Sunday, February 08, 2004

PHYSICAL ANTHROPOLOGIST JOE ZIAS, who has been mentioned here frequently, has published a piece on the Bible and Interpretation website which very strongly criticizes two articles in a recent issue of Dead Sea Discoveries:

"Qumran Archaeology: More Grave Errors"

He takes up the archaeology of the cemetery, the analysis of the excavated skeletons and the mysterious zinc coffin (he takes it to be modern), and various reports in the press, and he's not happy with what he finds. Excerpt from his conclusion:
The excavators have presented here a deliberately biased and distorted picture, raising questions about funding, institutional support, media, and the scientific value of the whole excavating process. Perhaps the time has come for those in the profession to show their peers C-14 dates, scientific data, pottery analysis, and other relevant scientific data in order to remove any suspicion of manipulating the data for personal gain. By doing so, there would be less misconduct and those unwilling to produce such data would in and of themselves cause suspicion.

John the Baptist complete with a skull, James the Brother of Jesus, The Teacher of Righteousness, Bedouin women, Bedouin men -- all of which was bandied about and appeared in the media depending on which co-director was addressing the press begs the question: is this archaeology? Entertaining, headline-grabbing, perhaps so, but scientifically questionable, deliberately misleading, irresponsible, and lacking any creditability.[29] Reading the report and the numerous articles in the media raises serious questions of scientific impropriety and misconduct by many, though not all, of those involved in funding and the excavation process itself.

Those Essenes who lived, struggled, and died in Qumran some 2,000 years earlier as well as the world of Qumran studies certainly deserve something better than what has been presented in their excavation report.

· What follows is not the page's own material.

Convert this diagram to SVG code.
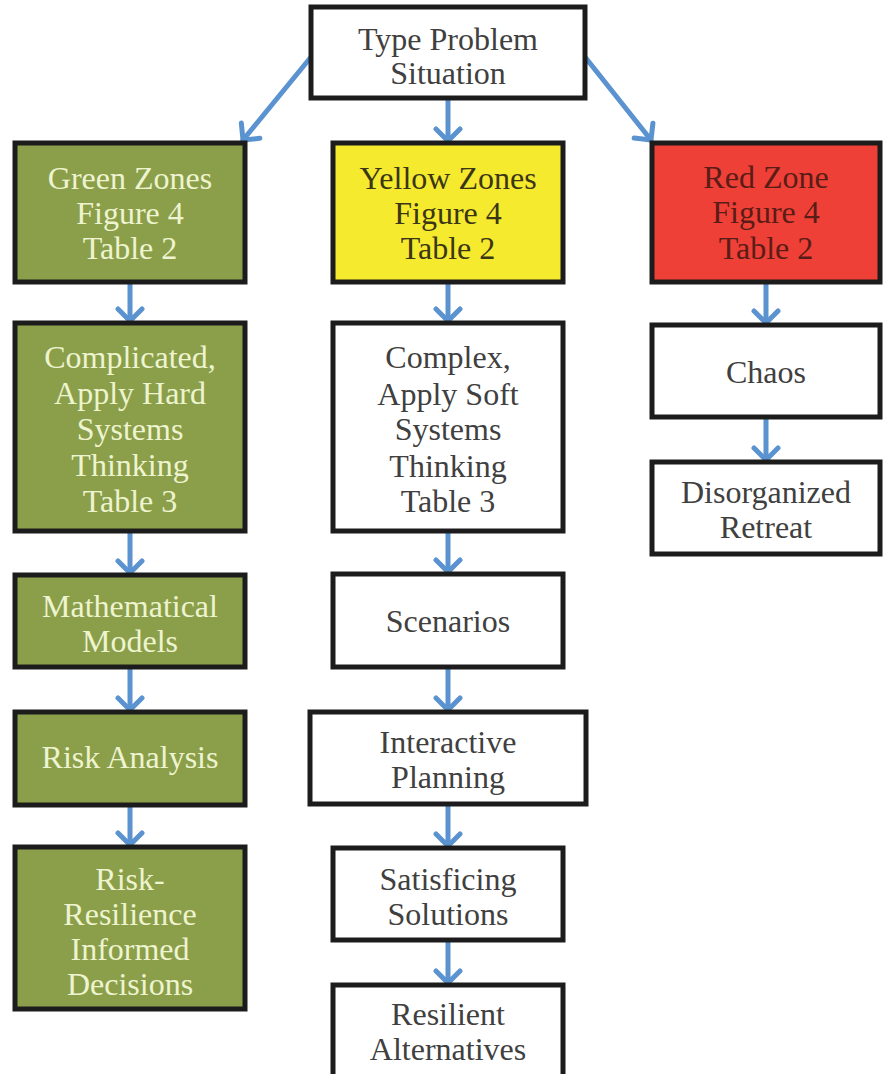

THE DSD articles are from issue 9.2 (2002) and are available online but require a personal or institutional paid subscription. (I'm at home and my access authorization is tied to my office computer, so I can't see them myself at the moment.) Here are the links:

Hanan Eshel; Magen Broshi; Richard Freund; Brian Schultz

Susan Guise Sheridan

Well, no one can accuse the Bible and Interpretation website of avoiding controversy! Needless to say, these charges are very serious, and the whole thing makes me rather sad, because I know most of the people on both sides and consider them my friends. I'm not an archaeologist and I am not qualified to take sides on this one. But I'm sure Mark Elliott and his fellow editors will give the DSD article authors space to respond and that we have not heard the last of this.